• [PROVIDED DATA]
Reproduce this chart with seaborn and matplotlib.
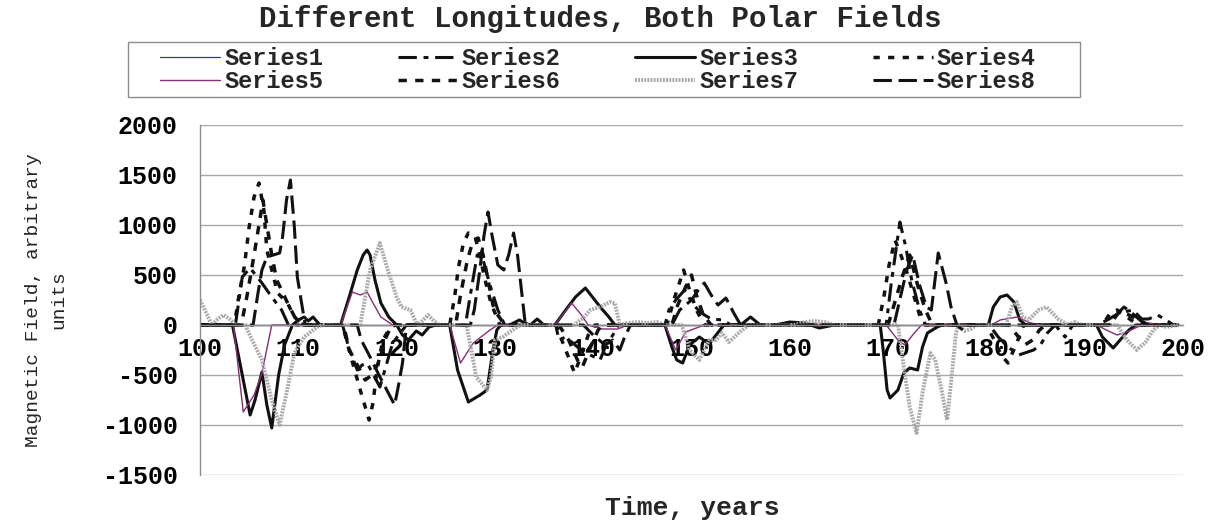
import matplotlib
matplotlib.use("Agg")
import matplotlib.pyplot as plt
from matplotlib.font_manager import FontProperties
from matplotlib.patches import Rectangle
import seaborn as sns
import pandas as pd

# ---------------- data ----------------
series_names = ["Series1", "Series2", "Series3", "Series4",
                "Series5", "Series6", "Series7", "Series8"]

s1_t = [100, 199.5]
s1_v = [0, 0]

s2_t = [100, 103.6, 104.3, 105.1, 106.3, 107.3, 108.3, 109.0,
        114.5, 115.2, 116.0, 116.5, 117.0, 118.3, 119.6, 121.0,
        127.0, 127.5, 128.2, 128.8, 129.5, 130.3, 131.0,
        136.2, 136.5, 137.2, 138.4, 139.3, 140.7, 141.3, 142.0, 142.6,
        147.3, 147.7, 148.4, 149.3, 150.2, 151.0, 152.0, 153.2, 154.0,
        169.8, 170.3, 171.2, 171.8, 172.4, 173.2, 173.8,
        180.3, 181.2, 182.2, 183.3, 184.8, 185.5, 186.2, 187.0, 188.0, 188.8,
        191.3, 192.3, 193.5, 194.9, 195.8, 196.5, 197.4, 198.3, 199.0, 199.5]
s2_v = [0, 0, 480, 570, 420, 280, 150, 0,
        0, -250, -450, -400, -380, -620, -180, 0,
        0, 300, 700, 650, 400, 150, 0,
        0, -150, -120, -220, -280, -350, -200, -100, 0,
        0, 150, 250, 350, 200, 120, 60, 50, 0,
        0, 400, 1030, 780, 450, 150, 0,
        0, -120, -220, -300, -250, -200, -80, 0, -120, 0,
        0, 50, 120, 150, 60, 60, 100, 50, 0, 0]

s3_t = [100, 103.3, 104.2, 105.1, 105.6, 106.3, 106.8, 107.3, 108.0, 108.6,
        109.4, 110.0, 110.6, 111.0, 111.5, 112.2,
        114.3, 115.3, 116.0, 116.6, 117.0, 117.3, 117.8, 118.4, 119.2, 120.0,
        120.6, 121.2, 122.0, 122.6, 123.3, 124.0,
        125.4, 126.2, 127.3, 128.5, 129.2, 129.8, 130.2, 130.6,
        131.5, 132.5, 133.0, 133.6, 134.3, 135.0,
        136.1, 137.2, 138.2, 139.2, 140.0, 140.8, 141.6, 142.2,
        147.3, 148.0, 148.5, 149.1, 149.8, 150.8, 151.8, 152.5, 153.3,
        155.0, 156.0, 157.0, 158.5, 160.0, 161.5, 163.0, 164.5,
        169.2, 169.5, 169.9, 170.2, 171.0, 171.6, 172.2, 173.0, 173.5, 174.0,
        175.0, 175.5,
        180.2, 180.7, 181.4, 182.1, 182.8, 183.4, 184.0,
        191.2, 191.8, 192.9, 193.6, 194.5, 195.2, 199.5]
s3_v = [0, 0, -450, -900, -750, -470, -800, -1030, -500, -200,
        0, 50, 80, 40, 80, 0,
        0, 320, 550, 700, 750, 700, 450, 220, 80, 0,
        -100, -150, -60, -100, -20, 0,
        0, -450, -770, -700, -650, -250, -50, 0,
        0, 50, 20, 0, 60, 0,
        0, 150, 280, 370, 270, 170, 80, 0,
        0, -220, -350, -380, -200, -120, -190, -100, 0,
        0, 80, 0, 0, 30, 20, -30, 0,
        0, -250, -650, -730, -650, -480, -430, -450, -220, -80,
        -20, 0,
        0, 180, 280, 300, 230, 50, 0,
        0, -120, -230, -150, -50, 0, 0]

s4_t = [100, 103.5, 104.0, 104.5, 105.0, 105.5, 106.0, 106.5, 106.8, 107.3,
        107.9, 108.9, 109.6, 110.5,
        114.5, 115.3, 116.3, 117.2, 117.6, 118.0, 118.6, 119.2, 119.8,
        125.4, 125.9, 126.3, 126.8, 127.3, 128.0, 128.5, 129.0, 129.6, 130.5,
        136.2, 137.0, 137.6, 138.1, 138.8, 139.5, 140.2,
        147.5, 148.2, 149.2, 149.8, 150.5, 151.3,
        169.0, 169.6, 170.1, 170.7, 171.3, 172.0, 172.6, 173.2, 173.8,
        180.0, 180.8, 181.5, 182.2, 183.0, 183.8,
        191.8, 192.6, 193.3, 194.0, 195.0, 195.5, 199.5]
s4_v = [0, 0, 320, 580, 980, 1280, 1420, 1150, 750, 550,
        320, 220, 80, 0,
        0, -300, -650, -950, -780, -450, -150, -50, 0,
        0, 280, 580, 820, 920, 880, 680, 450, 220, 0,
        0, -200, -350, -480, -300, -100, 0,
        0, 250, 550, 350, 150, 0,
        0, 300, 600, 850, 700, 500, 300, 100, 0,
        0, -150, -300, -380, -200, 0,
        0, 120, 150, 100, 30, 0, 0]

s5_t = [100, 103.4, 104.4, 105.5, 106.3, 107.3,
        114.3, 115.5, 116.3, 117.0, 117.6, 118.4, 119.6,
        125.4, 126.5, 127.8, 129.5, 130.3,
        136.1, 137.8, 138.8, 139.5, 141.0, 142.5, 143.5,
        147.3, 148.4, 149.4, 151.3,
        169.8, 171.0, 171.7, 172.5, 173.4,
        180.5, 181.4, 182.5, 183.2, 184.2, 185.3,
        191.2, 192.4, 193.3, 194.5, 195.8, 196.5, 198.0, 199.5]
s5_v = [0, 0, -870, -700, -480, 0,
        0, 330, 300, 330, 220, 80, 0,
        0, -380, -180, -50, 0,
        0, 220, 100, 0, -40, -40, 0,
        0, -250, -70, 0,
        0, -150, -200, -100, 0,
        0, 50, 70, 80, 30, 0,
        0, -60, -100, -60, 0, 20, 0, 0]

s6_t = [100, 104.2, 104.8, 105.5, 106.0, 106.4, 106.8, 107.3, 107.8, 108.3,
        109.0, 109.8, 110.5,
        114.6, 115.2, 116.0, 116.8, 117.5, 118.3, 118.8, 119.5,
        126.0, 126.5, 127.2, 127.8, 128.3, 128.8, 129.3, 129.8, 130.3, 131.0,
        136.5, 137.5, 138.4, 138.9, 139.6, 140.5, 141.0,
        148.0, 148.6, 149.4, 150.0, 150.5, 151.2, 152.0,
        170.0, 170.6, 171.5, 172.2, 173.0, 173.8, 174.5,
        182.3, 183.1, 183.9, 184.7, 185.4, 186.0,
        192.5, 193.5, 194.5, 195.5, 196.5, 199.5]
s6_v = [0, 0, 300, 700, 1000, 1250, 1000, 700, 450, 350,
        200, 50, 0,
        0, -250, -400, -550, -500, -350, -150, 0,
        0, 300, 650, 850, 870, 700, 450, 200, 100, 0,
        0, -150, -350, -420, -250, -50, 0,
        0, 200, 380, 500, 300, 100, 0,
        0, 200, 500, 700, 400, 150, 0,
        0, -100, -200, -150, -50, 0,
        0, 130, 100, 50, 0, 0]

s7_t = [100, 100.5, 101.2, 101.8, 102.4, 103.0, 103.6, 104.6, 105.3, 106.3,
        107.3, 108.1, 108.8, 109.6, 110.6, 111.9, 112.5,
        116.3, 117.3, 118.3, 119.1, 120.0, 120.5, 121.4, 122.1, 122.6, 123.2,
        123.8, 124.3,
        127.1, 127.6, 128.1, 129.2, 129.6, 130.0, 130.8, 131.8, 132.6,
        138.0, 139.0, 139.7, 140.7, 141.7, 142.2, 142.7, 143.5, 144.5, 145.5,
        146.5, 147.2,
        149.0, 149.8, 150.8, 151.8, 152.5, 153.1, 153.8, 154.8, 155.8,
        160.5, 161.5, 162.5, 163.5, 164.5,
        171.0, 171.6, 172.2, 172.9, 173.5, 174.3, 174.8, 175.5, 176.0, 176.5,
        176.9, 177.2, 177.8, 178.4, 179.0,
        182.0, 182.6, 183.1, 183.7, 184.3, 185.3, 186.1, 187.3, 188.3, 189.0,
        189.7,
        193.3, 194.3, 195.3, 196.2, 197.0, 197.6, 198.3, 199.5]
s7_v = [250, 150, 0, 60, 100, 60, 0, 0, -150, -350,
        -750, -1000, -680, -280, -120, -20, 0,
        0, 550, 820, 550, 280, 180, 150, 0, 40, 100,
        40, 0,
        0, -250, -520, -650, -520, -150, -120, -50, 0,
        0, 70, 150, 180, 230, 220, 0, 20, 30, 20,
        30, 0,
        0, -250, -350, -150, -150, -80, -170, -80, 0,
        0, 30, 40, 30, 0,
        0, -420, -820, -1080, -680, -280, -350, -680, -950, -480,
        -80, 0, -60, -40, 0,
        0, 180, 230, 80, 50, 150, 180, 60, 0, 30,
        0,
        0, -150, -250, -170, -50, 0, -20, 0]

s8_t = [100, 105.4, 105.9, 106.3, 106.8, 108.1, 108.4, 108.8, 109.2, 109.6,
        109.9, 110.4, 110.7,
        116.0, 116.4, 117.2, 118.2, 119.0, 119.8, 120.2, 120.6, 121.0,
        127.5, 127.9, 128.4, 128.9, 129.3, 129.7, 130.3, 130.9, 131.4, 131.9,
        132.3, 132.7, 133.1,
        139.0, 140.0, 141.2, 142.0, 142.7, 143.2, 143.8,
        148.0, 148.8, 150.0, 150.7, 151.3, 152.0, 152.7, 153.5, 154.3, 155.0,
        170.6, 171.3, 171.9, 172.5, 173.2, 173.9, 174.4, 175.1, 175.9, 176.4,
        177.0, 177.6, 178.2,
        192.5, 193.4, 194.0, 194.8, 195.5, 196.2, 199.5]
s8_v = [0, 0, 320, 550, 680, 720, 880, 1250, 1450, 980,
        480, 180, 0,
        0, -150, -300, -500, -650, -800, -600, -380, 0,
        0, 150, 500, 900, 1130, 900, 600, 550, 700, 920,
        700, 350, 0,
        0, -100, -200, -150, -250, -120, 0,
        0, 150, 250, 350, 420, 300, 200, 270, 120, 0,
        0, 300, 550, 700, 400, 180, 150, 720, 420, 180,
        0, -50, 0,
        0, 120, 180, 120, 60, 0, 0]

x_ticks = [100, 110, 120, 130, 140, 150, 160, 170, 180, 190, 200]
y_ticks = [-1500, -1000, -500, 0, 500, 1000, 1500, 2000]

title_text = "Different Longitudes, Both Polar Fields"
x_label = "Time, years"
y_label = "Magnetic Field, arbitrary\nunits"

# ---------------- build long-form table ----------------
all_t = [s1_t, s2_t, s3_t, s4_t, s5_t, s6_t, s7_t, s8_t]
all_v = [s1_v, s2_v, s3_v, s4_v, s5_v, s6_v, s7_v, s8_v]
frames = []
for name, tt, vv in zip(series_names, all_t, all_v):
    frames.append(pd.DataFrame({"t": tt, "v": vv, "series": name}))
df = pd.concat(frames, ignore_index=True)

# ---------------- styling ----------------
sns.set_theme(style="white")
plt.rcParams["font.family"] = ["Liberation Mono", "DejaVu Sans Mono"]
plt.rcParams["axes.unicode_minus"] = False

palette = {"Series1": "#2e3a8c", "Series2": "#111111", "Series3": "#111111",
           "Series4": "#111111", "Series5": "#842f76", "Series6": "#111111",
           "Series7": "#a9a9a9", "Series8": "#111111"}
dashes = {"Series1": "", "Series2": (6, 2.2, 1.6, 2.2), "Series3": "",
          "Series4": (1.8, 2.4), "Series5": "", "Series6": (2.4, 2.4),
          "Series7": (0.5, 0.3), "Series8": (6, 2.2)}
sizes = {"Series1": 0.9, "Series2": 2.2, "Series3": 2.2, "Series4": 2.5,
         "Series5": 1.0, "Series6": 2.5, "Series7": 2.8, "Series8": 2.2}

W, H = 1212, 521
fig = plt.figure(figsize=(W / 100, H / 100), dpi=100)
ax = fig.add_axes([200 / W, 1 - 475 / H, 983 / W, 350 / H])

sns.lineplot(data=df, x="t", y="v", hue="series", style="series", size="series",
             hue_order=series_names, style_order=series_names, size_order=series_names,
             palette=palette, dashes=dashes, sizes=sizes,
             estimator=None, sort=False, ax=ax, legend="full")

ax.set_xlim(100, 200)
ax.set_ylim(-1500, 2000)
ax.set_xticks(x_ticks)
ax.set_yticks(y_ticks)
ax.set_xlabel("")
ax.set_ylabel("")
ax.yaxis.grid(True, color="#a8a8a8", linewidth=1.0)
ax.xaxis.grid(False)
ax.set_axisbelow(True)

for side in ["top", "right"]:
    ax.spines[side].set_visible(False)
ax.spines["left"].set_color("#8c8c8c")
ax.spines["left"].set_linewidth(1.0)
ax.spines["bottom"].set_position(("data", 0))
ax.spines["bottom"].set_color("#8c8c8c")
ax.spines["bottom"].set_linewidth(1.0)

tick_font = FontProperties(family="Liberation Mono", weight="bold", size=18)
ax.tick_params(axis="y", direction="out", length=5, width=1, color="#8c8c8c",
               pad=11, labelcolor="black")
ax.tick_params(axis="x", direction="out", length=4, width=1, color="#8c8c8c",
               pad=5, labelcolor="black")
for lab in ax.get_xticklabels() + ax.get_yticklabels():
    lab.set_fontproperties(tick_font)

# legend (frameless, with a separate box drawn around it)
handles, labels = ax.get_legend_handles_labels()
hmap = dict(zip(labels, handles))
order = ["Series1", "Series5", "Series2", "Series6",
         "Series3", "Series7", "Series4", "Series8"]
leg = ax.legend([hmap[n] for n in order], order, ncol=4, loc="center",
                bbox_to_anchor=(598 / W, 1 - 70 / H),
                bbox_transform=fig.transFigure, frameon=False,
                prop=FontProperties(family="Liberation Mono", weight="bold", size=17),
                handlelength=2.55, handletextpad=0.17, columnspacing=3.15,
                labelspacing=0.0, borderpad=0.0, borderaxespad=0)
fig.patches.append(Rectangle((128 / W, 1 - 97 / H), (1080 - 128) / W, 55 / H,
                             transform=fig.transFigure, fill=False,
                             edgecolor="#8c8c8c", linewidth=1.0))

fig.text(600 / W, 1 - 19 / H, title_text, ha="center", va="center",
         fontproperties=FontProperties(family="Liberation Mono", weight="bold", size=21))
fig.text(692 / W, 1 - 508 / H, x_label, ha="center", va="center",
         fontproperties=FontProperties(family="Liberation Mono", weight="bold", size=19))
fig.text(46 / W, 1 - 300 / H, y_label, ha="center", va="center", rotation=90,
         multialignment="center", linespacing=1.6,
         fontproperties=FontProperties(family="Liberation Mono", size=14))

fig.savefig("out.png", dpi=100, facecolor="white")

• [INSTRUCTION]
Write out nothing but the lines from the start of the data through the line with "0, 50, 120, 150, 60, 60, 100, 50, 0, 0]". Leave out the pictures.

• [EXPECTED ANSWER]
Reproduce this chart with seaborn and matplotlib.
import matplotlib
matplotlib.use("Agg")
import matplotlib.pyplot as plt
from matplotlib.font_manager import FontProperties
from matplotlib.patches import Rectangle
import seaborn as sns
import pandas as pd

# ---------------- data ----------------
series_names = ["Series1", "Series2", "Series3", "Series4",
                "Series5", "Series6", "Series7", "Series8"]

s1_t = [100, 199.5]
s1_v = [0, 0]

s2_t = [100, 103.6, 104.3, 105.1, 106.3, 107.3, 108.3, 109.0,
        114.5, 115.2, 116.0, 116.5, 117.0, 118.3, 119.6, 121.0,
        127.0, 127.5, 128.2, 128.8, 129.5, 130.3, 131.0,
        136.2, 136.5, 137.2, 138.4, 139.3, 140.7, 141.3, 142.0, 142.6,
        147.3, 147.7, 148.4, 149.3, 150.2, 151.0, 152.0, 153.2, 154.0,
        169.8, 170.3, 171.2, 171.8, 172.4, 173.2, 173.8,
        180.3, 181.2, 182.2, 183.3, 184.8, 185.5, 186.2, 187.0, 188.0, 188.8,
        191.3, 192.3, 193.5, 194.9, 195.8, 196.5, 197.4, 198.3, 199.0, 199.5]
s2_v = [0, 0, 480, 570, 420, 280, 150, 0,
        0, -250, -450, -400, -380, -620, -180, 0,
        0, 300, 700, 650, 400, 150, 0,
        0, -150, -120, -220, -280, -350, -200, -100, 0,
        0, 150, 250, 350, 200, 120, 60, 50, 0,
        0, 400, 1030, 780, 450, 150, 0,
        0, -120, -220, -300, -250, -200, -80, 0, -120, 0,
        0, 50, 120, 150, 60, 60, 100, 50, 0, 0]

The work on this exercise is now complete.